Impliqué bénévolement de longues années durant au sein de l’association organisatrice du Jumping de Chantilly, il fut aussi membre du comité de saut d’obstacles de la Fédération équestre internationale, s’impliquant corps et âme dans la précédente refonte de la série FEI des Coupes des nations, entrée en vigueur en 2013. Passionné par les chevaux autant que par les cavaliers, il avait aussi créé un élevage au haras de Saint-Linaire, propriété familiale vendéenne qu’il avait pu acquérir voici quelques années, et qu’il avait rénovée. Un “havre de paix” où il est né et où il a malheureusement choisi de mettre fin à ses jours.
Son itinéraire, ses succès, ses échecs, les aventures et événements qui ont marqué sa vie, Jean-Maurice Bonneau les avais racontés dans “On y sera un jour, mon grand”, une autobiographie parue en mars 2022 dans la collection Chevaux et cavaliers des éditions Actes Sud, dont il a dédicacé les derniers exemplaires ce week-end au Grand Palais Éphémère. Sur la couverture, il y apparaît au second plan, derrière le regretté Jean Rochefort, qui fut une figure tutélaire pour lui comme bien d’autres jeunes personnes modestes, talentueuses et habitées du désir profond d’accéder à l’élite du jumping. Fier de ses origines et de son parcours, Jean-Maurice Bonneau était issu d’une fratrie de huit enfants, dont on connaît bien Jean-Pierre, ancien cavalier professionnel et entraîneur, André, ancien cavalier et fondateur du Bonneau International Poney, ainsi que Jean-Yves, ancien cavalier et entraîneur renommé en concours complet.

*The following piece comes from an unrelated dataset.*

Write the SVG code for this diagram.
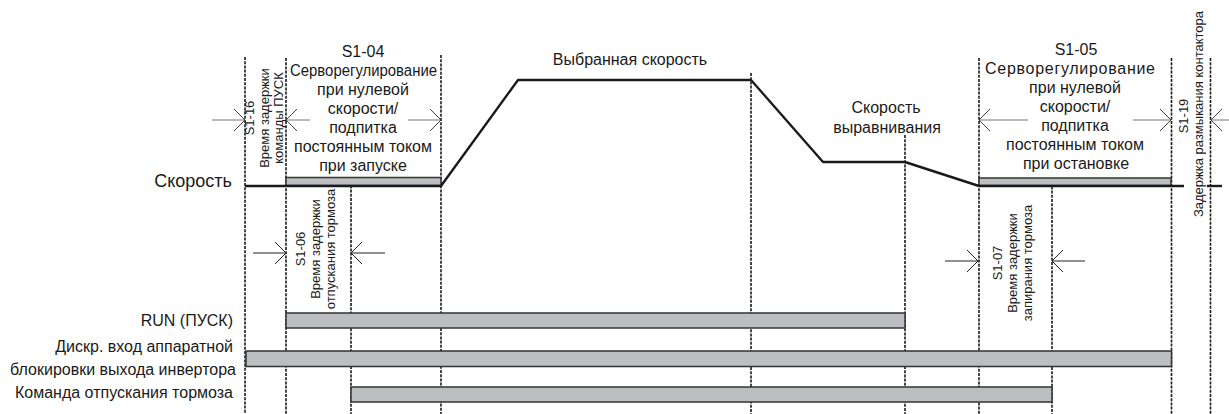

Jean-Maurice était aussi le père de trois filles, Alix, Clara et Diane, et le grand-père de deux petits-enfants, Lou et Robinson, que sa disparition laisse dans une peine incommensurable, à laquelle s’associe pleinement GRANDPRIX. Jean-Maurice fut pour tous les collaborateurs du groupe qui l’ont côtoyé, à tout niveau, un interlocuteur passionnant, intelligent et fin, qui avait toujours le mot juste, un sourire ou un simple geste de soutien ; une personne qui s’intéressait sincèrement aux autres et qui savait encourager tous ceux qui comme lui avaient envie de réussir. Sa présence, son rire, son humour et sa voix nous manquent déjà. GRANDPRIX adresse ses plus sincères condoléances à sa compagne, Beth, ainsi qu’à toute sa famille, ses amis et ses cavaliers.